All the data must come back unchanged, except that pictures are left out.

━━━━━━━━━━━━━━━━

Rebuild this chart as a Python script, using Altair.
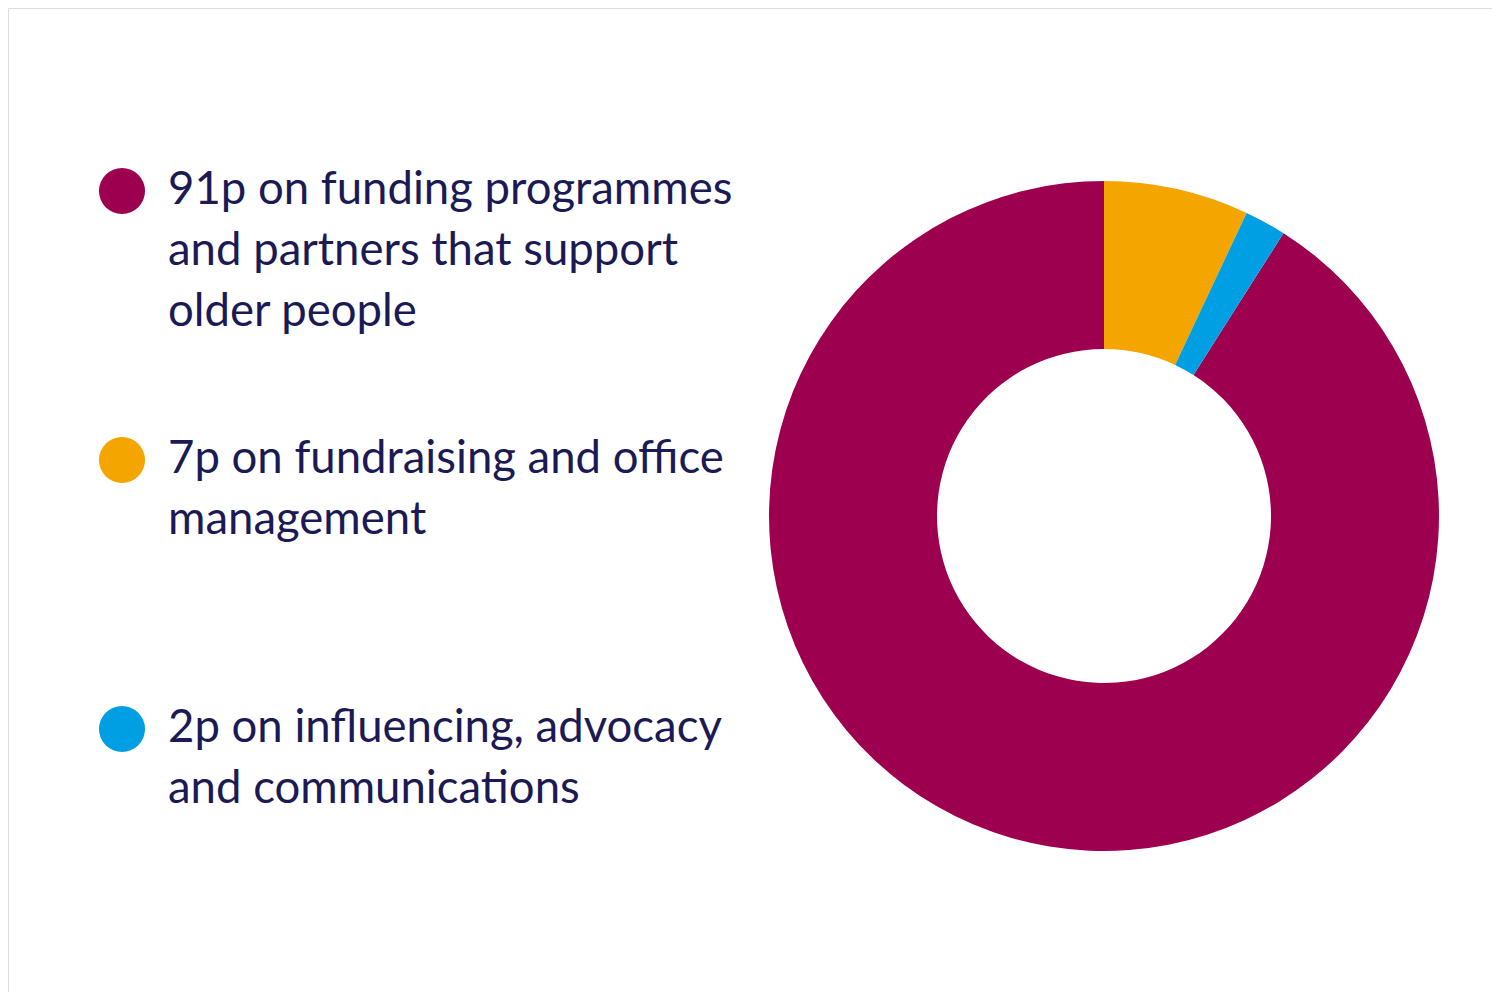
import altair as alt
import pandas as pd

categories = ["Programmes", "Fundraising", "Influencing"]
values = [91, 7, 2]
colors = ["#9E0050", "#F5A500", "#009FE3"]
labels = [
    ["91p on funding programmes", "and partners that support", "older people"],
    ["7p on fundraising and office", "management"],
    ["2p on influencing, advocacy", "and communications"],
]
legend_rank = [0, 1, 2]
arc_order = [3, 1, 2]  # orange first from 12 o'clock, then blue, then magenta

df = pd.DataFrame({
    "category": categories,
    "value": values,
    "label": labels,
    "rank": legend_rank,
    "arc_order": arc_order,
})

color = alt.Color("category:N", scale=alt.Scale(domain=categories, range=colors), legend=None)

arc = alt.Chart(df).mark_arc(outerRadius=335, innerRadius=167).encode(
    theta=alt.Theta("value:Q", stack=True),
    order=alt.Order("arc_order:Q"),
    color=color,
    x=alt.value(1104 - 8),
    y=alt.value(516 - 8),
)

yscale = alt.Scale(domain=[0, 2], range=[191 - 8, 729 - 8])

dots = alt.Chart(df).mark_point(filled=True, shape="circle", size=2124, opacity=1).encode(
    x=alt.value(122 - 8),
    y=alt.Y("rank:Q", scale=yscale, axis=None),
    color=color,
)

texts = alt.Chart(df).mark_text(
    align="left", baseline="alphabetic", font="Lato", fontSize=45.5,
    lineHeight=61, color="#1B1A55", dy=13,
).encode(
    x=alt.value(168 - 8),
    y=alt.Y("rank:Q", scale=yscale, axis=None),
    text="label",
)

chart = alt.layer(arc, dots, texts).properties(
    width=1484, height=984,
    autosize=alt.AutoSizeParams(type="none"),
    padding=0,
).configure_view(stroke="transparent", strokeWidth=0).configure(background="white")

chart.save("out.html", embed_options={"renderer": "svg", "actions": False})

━━━━━━━━━━━━━━━━

## Task response
Rebuild this chart as a Python script, using Altair.
import altair as alt
import pandas as pd

categories = ["Programmes", "Fundraising", "Influencing"]
values = [91, 7, 2]
colors = ["#9E0050", "#F5A500", "#009FE3"]
labels = [
    ["91p on funding programmes", "and partners that support", "older people"],
    ["7p on fundraising and office", "management"],
    ["2p on influencing, advocacy", "and communications"],
]
legend_rank = [0, 1, 2]
arc_order = [3, 1, 2]  # orange first from 12 o'clock, then blue, then magenta

df = pd.DataFrame({
    "category": categories,
    "value": values,
    "label": labels,
    "rank": legend_rank,
    "arc_order": arc_order,
})

color = alt.Color("category:N", scale=alt.Scale(domain=categories, range=colors), legend=None)

arc = alt.Chart(df).mark_arc(outerRadius=335, innerRadius=167).encode(
    theta=alt.Theta("value:Q", stack=True),
    order=alt.Order("arc_order:Q"),
    color=color,
    x=alt.value(1104 - 8),
    y=alt.value(516 - 8),
)

yscale = alt.Scale(domain=[0, 2], range=[191 - 8, 729 - 8])

dots = alt.Chart(df).mark_point(filled=True, shape="circle", size=2124, opacity=1).encode(
    x=alt.value(122 - 8),
    y=alt.Y("rank:Q", scale=yscale, axis=None),
    color=color,
)

texts = alt.Chart(df).mark_text(
    align="left", baseline="alphabetic", font="Lato", fontSize=45.5,
    lineHeight=61, color="#1B1A55", dy=13,
).encode(
    x=alt.value(168 - 8),
    y=alt.Y("rank:Q", scale=yscale, axis=None),
    text="label",
)

chart = alt.layer(arc, dots, texts).properties(
    width=1484, height=984,
    autosize=alt.AutoSizeParams(type="none"),
    padding=0,
).configure_view(stroke="transparent", strokeWidth=0).configure(background="white")

chart.save("out.html", embed_options={"renderer": "svg", "actions": False})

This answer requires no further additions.